Le 23 janvier 2023, le Tribunal administratif de Rennes a donné raison à la commune de Ploemeur, dans un conflit l'opposant aux riverains d’un boulodrome.

boulodrome

Tout commence en 2019, quand un couple de propriétaires contacte la mairie à plusieurs reprises pour contester la décision municipale de déplacer le boulodrome communal à côté de leur maison. Cette demande est rejetée par la commune, considérant qu'il n'y a pas de trouble anormal dans l'existence de ce boulodrome à proximité des habitations. N'obtenant pas satisfaction, les riverains demandent au Tribunal administratif d'annuler ce rejet. En décembre, les riverains réclament devant le Tribunal administratif la réparation des préjudices subis, soit le versement d’environ 86 000 euros (dont 40 000 euros au titre des nuisances sonores), la condamnation de l'un des accès au boulodrome et le déplacement du boulodrome sur une autre parcelle afin de rétablir le sentier côtier.

Des conversations, des boules qui tapent et par moment des cris

Pour ce couple de bretons, des constats d'huissiers le prouvent : le boulodrome génère des bruits de conversations et de boules qui tapent, et « par moment des cris ». Pour eux, la responsabilité de la commune doit être engagée sur deux tableaux :

  • la responsabilité sans faute résultant de dommages permanents de travaux publics, du fait de la présence du boulodrome à côté de leur maison d'habitation ;
  • la responsabilité pour faute, au titre des carences du maire dans l'exercice de ses pouvoirs de police.
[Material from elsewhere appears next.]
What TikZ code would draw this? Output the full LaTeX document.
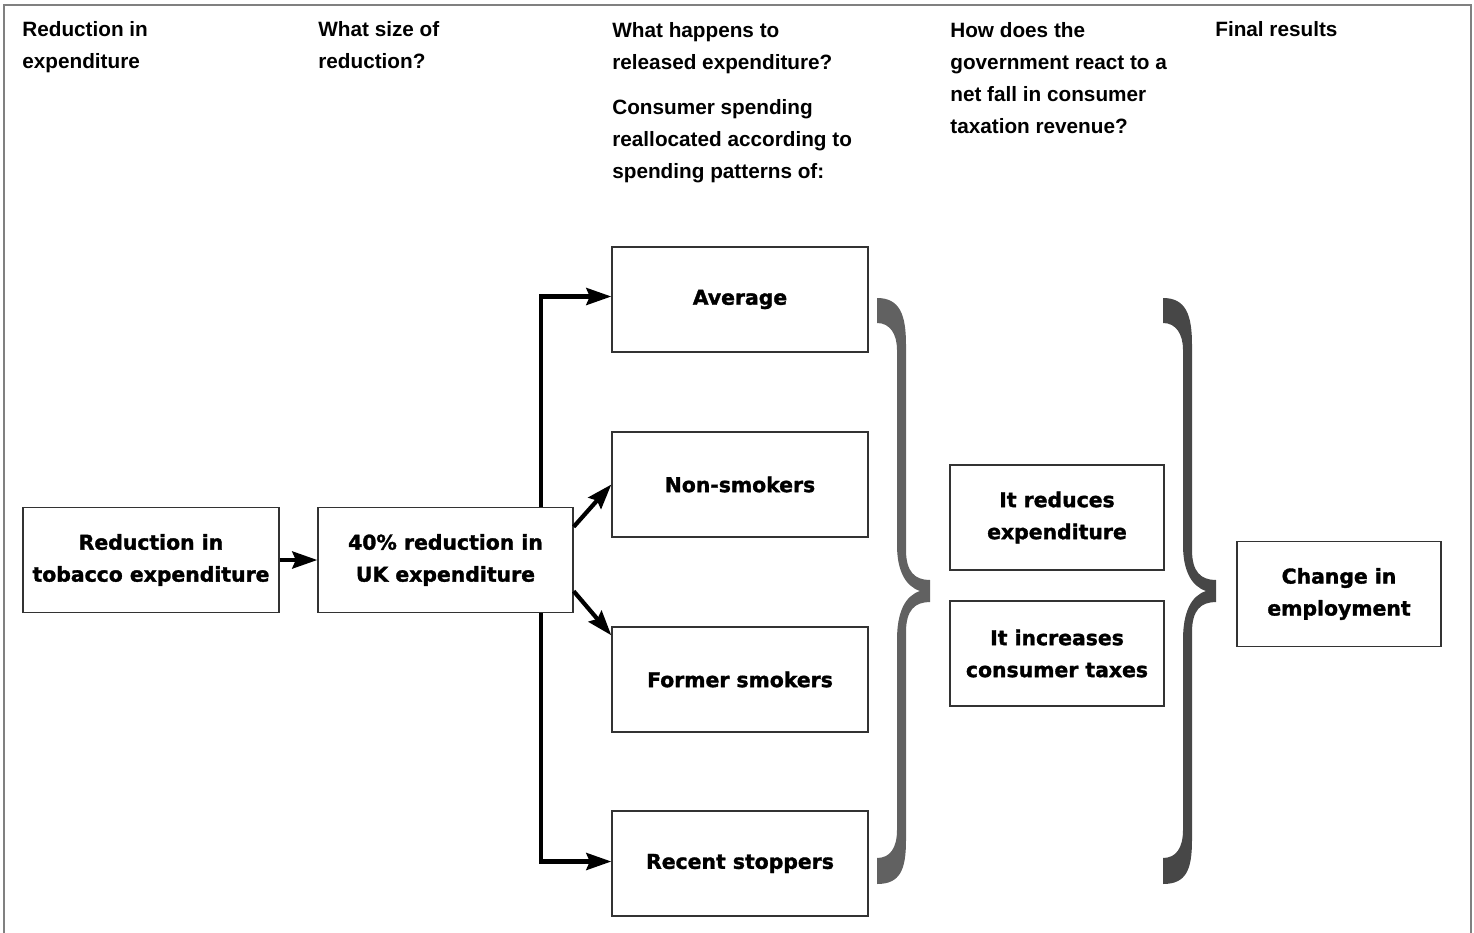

Le boulodrome sans danger pour l’ordre public

Le maire doit s'assurer que l'existence ou le fonctionnement des ouvrages publics (comme le boulodrome) ne génèrent pas de trouble sonore ou esthétique. Il est également responsable des nuisances générées par les travaux publics. Cette responsabilité peut être reconnue même sans faute. Cela signifie que les requérants ne sont pas tenus de démontrer la gravité du préjudice. Par ailleurs, le maire est garant de la tranquillité publique de ses administrés. En s'abstenant d'agir, le maire ne remplit pas ses obligations induites par l'exercice de ses pouvoirs de police (article L2212-1 du Code général des collectivités territoriales).

Dans l’affaire du boulodrome, les preuves apportées par les requérants, des constats d'huissiers et des coupures de presse, ne sont pas suffisantes pour caractériser l'existence d'une situation particulièrement dangereuse pour l'ordre public. Si le juge reconnait que le boulodrome génère des nuisances sonores, celles-ci ne sont que modérées. Il n’y a donc pas de carence du maire dans l’exercice de ses pouvoirs de police. La responsabilité pour faute de la commune n'est donc pas retenue.
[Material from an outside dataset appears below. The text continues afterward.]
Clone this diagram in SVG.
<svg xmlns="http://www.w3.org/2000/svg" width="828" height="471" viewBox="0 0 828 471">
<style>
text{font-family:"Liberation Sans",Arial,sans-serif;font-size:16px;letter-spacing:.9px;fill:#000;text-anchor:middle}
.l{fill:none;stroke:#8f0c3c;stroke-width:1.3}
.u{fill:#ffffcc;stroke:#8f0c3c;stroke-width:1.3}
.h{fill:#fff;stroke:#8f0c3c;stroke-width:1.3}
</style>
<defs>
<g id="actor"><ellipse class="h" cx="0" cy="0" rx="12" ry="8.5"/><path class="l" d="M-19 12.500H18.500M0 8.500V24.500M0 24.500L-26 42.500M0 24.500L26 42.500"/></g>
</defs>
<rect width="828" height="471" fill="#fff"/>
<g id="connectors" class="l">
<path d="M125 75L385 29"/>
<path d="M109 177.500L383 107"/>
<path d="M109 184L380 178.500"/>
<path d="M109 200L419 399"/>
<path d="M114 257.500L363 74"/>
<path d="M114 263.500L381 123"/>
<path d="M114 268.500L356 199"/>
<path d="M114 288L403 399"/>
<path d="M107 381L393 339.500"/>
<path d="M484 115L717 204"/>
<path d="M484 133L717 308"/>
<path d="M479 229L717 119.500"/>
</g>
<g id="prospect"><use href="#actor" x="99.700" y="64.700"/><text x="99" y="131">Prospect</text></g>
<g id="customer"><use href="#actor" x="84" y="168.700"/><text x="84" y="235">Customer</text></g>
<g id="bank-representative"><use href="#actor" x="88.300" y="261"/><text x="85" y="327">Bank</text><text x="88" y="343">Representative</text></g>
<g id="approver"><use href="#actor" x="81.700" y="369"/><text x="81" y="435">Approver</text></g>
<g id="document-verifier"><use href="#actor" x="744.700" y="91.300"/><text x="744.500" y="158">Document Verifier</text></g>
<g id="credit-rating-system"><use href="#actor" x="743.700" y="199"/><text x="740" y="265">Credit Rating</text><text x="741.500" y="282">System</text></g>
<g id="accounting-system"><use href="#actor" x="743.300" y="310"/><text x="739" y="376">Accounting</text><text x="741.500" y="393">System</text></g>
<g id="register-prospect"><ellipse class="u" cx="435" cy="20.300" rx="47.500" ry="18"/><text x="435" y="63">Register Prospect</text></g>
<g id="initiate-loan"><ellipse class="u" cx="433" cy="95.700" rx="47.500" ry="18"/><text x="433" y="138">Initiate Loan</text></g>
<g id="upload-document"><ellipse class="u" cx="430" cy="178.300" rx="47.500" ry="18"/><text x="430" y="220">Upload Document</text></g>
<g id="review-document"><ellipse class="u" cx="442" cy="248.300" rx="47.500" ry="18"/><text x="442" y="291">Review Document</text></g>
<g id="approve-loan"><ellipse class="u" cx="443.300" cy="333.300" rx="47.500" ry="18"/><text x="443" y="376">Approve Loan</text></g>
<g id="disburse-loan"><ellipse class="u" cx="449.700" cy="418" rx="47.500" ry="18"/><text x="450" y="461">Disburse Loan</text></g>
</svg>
Concernant les indemnités demandées, les nuisances sonores n'étant que modérées, le préjudice n’est ni grave, ni spécial. De tels inconvénients n'excèdent pas ceux que doivent normalement supporter sans indemnité, dans l'intérêt général, les voisins d'ouvrages affectés à un service public.

Pétanque et carence du maire

Ce n'est pas la première fois que l'exercice des pouvoirs de police du maire est contesté dans une affaire de terrain de pétanque. A Arès, un couple de propriétaires avait demandé la condamnation de la commune du fait de la carence du maire dans la mise en oeuvre de ses pouvoirs de police. Pour assurer leur tranquillité, le maire avait demandé aux agents de la police municipale de vérifier régulièrement le respect de cette inetrdiction (ce qui avait été fait), et avait prescrit la mise en place d'un dispositif destiné à atténuer le bruit des boules sur les rondins de bois entourant le boulodrome. Enfin, le maire avait pris un arrêté municipal pour restreindre l'activité de pétanque après 20 heures et interdire les regroupements excessifs de personnes. Lors de l'enquête, une étude acoustique avait démontré qu'aucune émergence sonore ne justifiait la réalisation de travaux de réduction du bruit. La carence du maire n'avait donc pas été retenue (Cour administrative d'appel de Bordeaux, 4ème chambre, 12 avril 2019, 17BX02499,17BX02500).
Dans une affaire de 2007, la commune avait soutenu, sans être contredite par les juges, que les comportements d'ordre privé des personnes stationnant à proximité du boulodrome n'étaient pas connus antérieurement aux opérations d'expertise, et que les riverains requêrants ne soutenaient pas que cette nuisance aurait perduré postérieurement. A ce titre, les juges n'avaient pas retenu la responsabilité de la commune du fait de l'exercice des pouvoirs de police municipale (Cour administrative d'appel de Bordeaux, 2ème chambre, 13 février 2007, 04BX00662).

Tribunal administratif de Rennes, 6ème chambre, 22 décembre 2022, n° 2002241

Une question sur le bruit ?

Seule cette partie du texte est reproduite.